▶ GIVEN REQUEST: Return the lines that follow, exactly as they appear, from the first through the one containing "plot[smooth cycle, tension=0.6]"; no pictures are to be included.

▶ SOURCE DATA:

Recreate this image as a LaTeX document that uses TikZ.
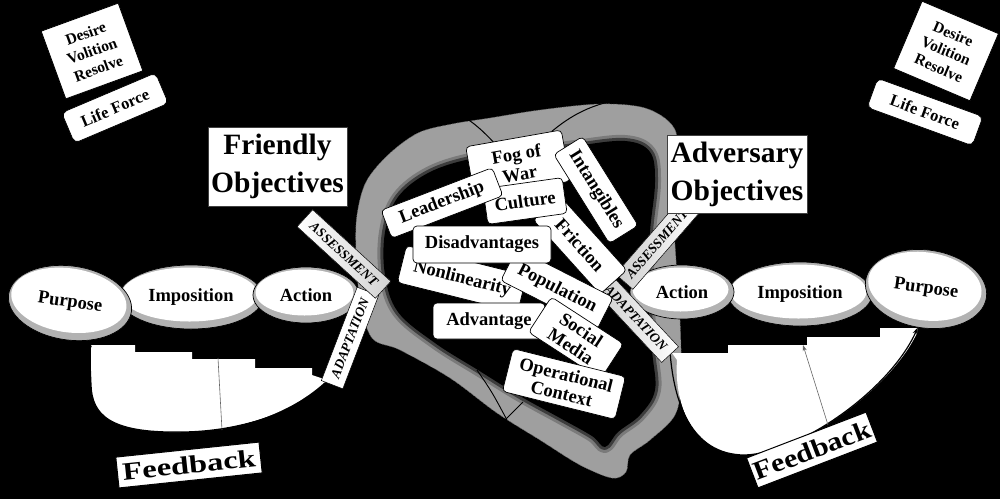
\documentclass[tikz,border=0pt]{standalone}
\usepackage{fontspec}
\setmainfont{Liberation Serif}
\usetikzlibrary{shapes.geometric,arrows.meta}

\newcommand\EllBack[5]{%
  \fill[gray!60, rotate around={#5:(#1,#2)}] (#1,#2) ellipse [x radius=#3, y radius=#4];
  \fill[white, rotate around={#5:(#1,#2)}] (#1-1.5,#2-2.5) ellipse [x radius=#3-4, y radius=#4-5];}

\newcommand\OuterBlob[1]{\path[#1] plot[smooth cycle, tension=0.55] coordinates {(357,215) (366,182) (388,155) (418,133) (452,124) (490,118) (540,110) (600,104) (645,108) (672,125) (678,150) (673,200) (676,260) (680,320) (681,380) (675,415) (650,440) (630,455) (626,472) (612,478) (580,465) (540,440) (497,413) (450,378) (400,350) (372,338) (360,300) (356,250)};}

\newcommand\InnerBlob[1]{\path[#1] plot[smooth cycle, tension=0.6] coordinates {(385,232) (398,197) (430,172) (475,158) (525,153) (575,146) (625,141) (650,152) (655,182) (650,232) (648,290) (652,350) (655,390) (640,415) (618,432) (605,447) (592,436) (560,418) (520,396) (478,370) (435,343) (398,312) (385,275)};}

\begin{document}
\begin{tikzpicture}[x=1pt,y=-1pt,
  cbox/.style={draw=black, line width=0.7pt, fill=white, rounded corners=4pt, inner sep=0pt, align=center, font=\fontsize{18.5}{19.5}\selectfont\bfseries},
  sqbox/.style={draw=black, line width=0.8pt, fill=white, inner sep=0pt, align=center},
  strip/.style={draw=black, line width=0.5pt, fill=white, inner sep=0pt, minimum height=23pt, font=\fontsize{13.5}{14}\selectfont\bfseries\itshape},
  ellnode/.style={ellipse, draw=black, line width=0.7pt, inner sep=0pt, font=\fontsize{18.5}{19}\selectfont\bfseries},
  fbline/.style={draw=black, line width=1.2pt},
  thinline/.style={draw=black!60, line width=0.6pt},
  objfont/.style={font=\fontsize{29.5}{38}\selectfont\bfseries},
]
\fill[black] (0,0) rectangle (1000,499);
\useasboundingbox (0,0) rectangle (1000,499);

% central blob
\OuterBlob{fill=gray!75}
\InnerBlob{draw=black!52, line width=12pt, line join=round}
\InnerBlob{draw=black!76, line width=6pt, line join=round}
\InnerBlob{fill=black}
\OuterBlob{draw=black!60, line width=0.5pt, dash pattern=on 1.5pt off 1pt}
\draw[black, line width=1pt] (458,112) .. controls (480,128) .. (503,152);
\draw[black, line width=1pt] (540,142) .. controls (565,118) and (585,108) .. (608,102);
\draw[black, line width=0.9pt] (477,370) .. controls (492,392) .. (507,420);
\draw[black, line width=0.8pt] (523,402) -- (505,420);

% feedback white regions
\fill[white] (91,345) -| (135,352) -| (192,359) -| (255,368) -| (312,375) -- (327,380)
  .. controls (290,415) and (235,432) .. (180,432) .. controls (110,433) and (92,415) .. (91,385) -- cycle;
\fill[white] (918,328) -| (880,337) -| (807,345) -| (728,353) -- (672,353) -- (677,360)
  .. controls (674,400) and (690,455) .. (745,455) .. controls (800,453) and (890,390) .. (917,333) -- cycle;

% left ellipses
\EllBack{191}{297}{72}{32}{0}
\node[ellnode, minimum width=144pt, minimum height=64pt] (impL) at (191,297) {Imposition};
\EllBack{70}{303}{62}{37}{-8}
\node[ellnode, minimum width=124pt, minimum height=74pt, rotate=-8] (purL) at (70,303) {Purpose};
\EllBack{306}{295}{53}{28}{0}
\node[ellnode, minimum width=106pt, minimum height=56pt] (actL) at (306,295) {Action};

% right ellipses
\EllBack{800}{294}{72}{32}{0}
\node[ellnode, minimum width=144pt, minimum height=64pt] (impR) at (800,294) {Imposition};
\EllBack{682}{292}{52}{27}{0}
\node[ellnode, minimum width=104pt, minimum height=54pt] (actR) at (682,292) {Action};
\EllBack{926}{289}{61}{39}{-8}
\node[ellnode, minimum width=122pt, minimum height=78pt, rotate=-8] (purR) at (926,289) {Purpose};

% strips
\node[strip, minimum width=100pt, rotate=69] (adL) at (350,338) {ADAPTATION};
\node[strip, left color=white, right color=gray!35, minimum width=106pt, rotate=-42.5] (asL) at (344,254) {ASSESSMENT};
\node[strip, left color=gray!40, right color=white, minimum width=100pt, rotate=-47] (adR) at (636,318) {ADAPTATION};
\node[strip, left color=gray!40, right color=white, minimum width=100pt, rotate=49] (asR) at (657,244) {ASSESSMENT};

% feedback connectors
\draw[fbline, -{Stealth[length=7pt,width=5pt]}] (adL.west) .. controls (290,415) and (235,432) .. (180,432)
  .. controls (110,433) and (92,415) .. (91,385) -- (purL.-55);
\draw[fbline, -{Stealth[length=7pt,width=5pt]}] (adR.east) .. controls (674,400) and (690,455) .. (745,455)
  .. controls (800,453) and (890,390) .. (purR.-94);
\coordinate (fbLtop) at (218,358);
\coordinate (fbLbot) at (222,430);
\draw[thinline] (fbLtop) -- (fbLbot);
\coordinate (fbRbot) at (828,425);
\coordinate (fbRtop) at (803,345);
\draw[thinline, -{Stealth[length=6pt,width=4pt]}] (fbRbot) -- (fbRtop);

% objectives
\node[sqbox, objfont, draw=black!75, minimum width=139pt, minimum height=79pt] (frObj) at (277.5,166.5)
  {Friendly\\Objectives};
\node[sqbox, objfont, draw=black!75, minimum width=140pt, minimum height=78pt] (advObj) at (737,174)
  {Adversary\\Objectives};

% central boxes
\node[cbox, minimum width=97pt, minimum height=52pt, rotate=10, font=\fontsize{18.5}{20}\selectfont\bfseries] (fog) at (518,164) {Fog of\\War};
\node[cbox, minimum width=100pt, minimum height=36pt, rotate=-48] (fric) at (580,245) {Friction};
\node[cbox, minimum width=105pt, minimum height=34pt, rotate=-58] (intang) at (596,190) {Intangibles};
\node[cbox, minimum width=80pt, minimum height=36pt, rotate=8] (cult) at (525,201) {Culture};
\node[cbox, minimum width=119pt, minimum height=30pt, rotate=21] (lead) at (442,203) {Leadership};
\node[cbox, minimum width=124pt, minimum height=38pt, rotate=-14] (nonlin) at (462,279) {Nonlinearity};
\node[cbox, minimum width=108pt, minimum height=36pt, rotate=-27] (popul) at (557,289) {Population};
\node[cbox, minimum width=138pt, minimum height=37pt] (disadv) at (482,244.5) {Disadvantages};
\node[cbox, minimum width=112pt, minimum height=36pt] (adv) at (489,321) {Advantage};
\node[cbox, minimum width=86pt, minimum height=42pt, rotate=-33] (social) at (576,338) {Social\\Media};
\node[cbox, minimum width=116pt, minimum height=44pt, rotate=-14] (opctx) at (564,384) {Operational\\Context};

% will boxes
\node[sqbox, minimum width=82pt, minimum height=72pt, rotate=20, font=\fontsize{15.5}{18.5}\selectfont\bfseries] (dvrL) at (92,51) {Desire\\Volition\\Resolve};
\node[cbox, minimum width=102pt, minimum height=33pt, rotate=23, rounded corners=5pt, font=\fontsize{16.5}{18}\selectfont\bfseries] (lfL) at (115,108) {Life Force};
\node[sqbox, minimum width=83pt, minimum height=73pt, rotate=-23, font=\fontsize{15.5}{18.5}\selectfont\bfseries] (dvrR) at (946,51) {Desire\\Volition\\Resolve};
\node[cbox, minimum width=112pt, minimum height=31pt, rotate=-20, rounded corners=5pt, font=\fontsize{16.5}{18}\selectfont\bfseries] (lfR) at (925,112) {Life Force};

% feedback labels
\node[sqbox, line width=1pt, minimum width=144pt, minimum height=31pt, rotate=6] (fbL) at (189,465)
  {\scalebox{1.3}[1]{\fontsize{25}{25}\selectfont\bfseries Feedback}};
\node[sqbox, line width=1pt, minimum width=128pt, minimum height=32pt, rotate=21] (fbR) at (812,450)
  {\scalebox{1.15}[1]{\fontsize{26}{26}\selectfont\bfseries Feedback}};
\end{tikzpicture}
\end{document}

▶ RESULT OF THE EXERCISE:
Recreate this image as a LaTeX document that uses TikZ.
\documentclass[tikz,border=0pt]{standalone}
\usepackage{fontspec}
\setmainfont{Liberation Serif}
\usetikzlibrary{shapes.geometric,arrows.meta}

\newcommand\EllBack[5]{%
  \fill[gray!60, rotate around={#5:(#1,#2)}] (#1,#2) ellipse [x radius=#3, y radius=#4];
  \fill[white, rotate around={#5:(#1,#2)}] (#1-1.5,#2-2.5) ellipse [x radius=#3-4, y radius=#4-5];}

\newcommand\OuterBlob[1]{\path[#1] plot[smooth cycle, tension=0.55] coordinates {(357,215) (366,182) (388,155) (418,133) (452,124) (490,118) (540,110) (600,104) (645,108) (672,125) (678,150) (673,200) (676,260) (680,320) (681,380) (675,415) (650,440) (630,455) (626,472) (612,478) (580,465) (540,440) (497,413) (450,378) (400,350) (372,338) (360,300) (356,250)};}

\newcommand\InnerBlob[1]{\path[#1] plot[smooth cycle, tension=0.6] coordinates {(385,232) (398,197) (430,172) (475,158) (525,153) (575,146) (625,141) (650,152) (655,182) (650,232) (648,290) (652,350) (655,390) (640,415) (618,432) (605,447) (592,436) (560,418) (520,396) (478,370) (435,343) (398,312) (385,275)};}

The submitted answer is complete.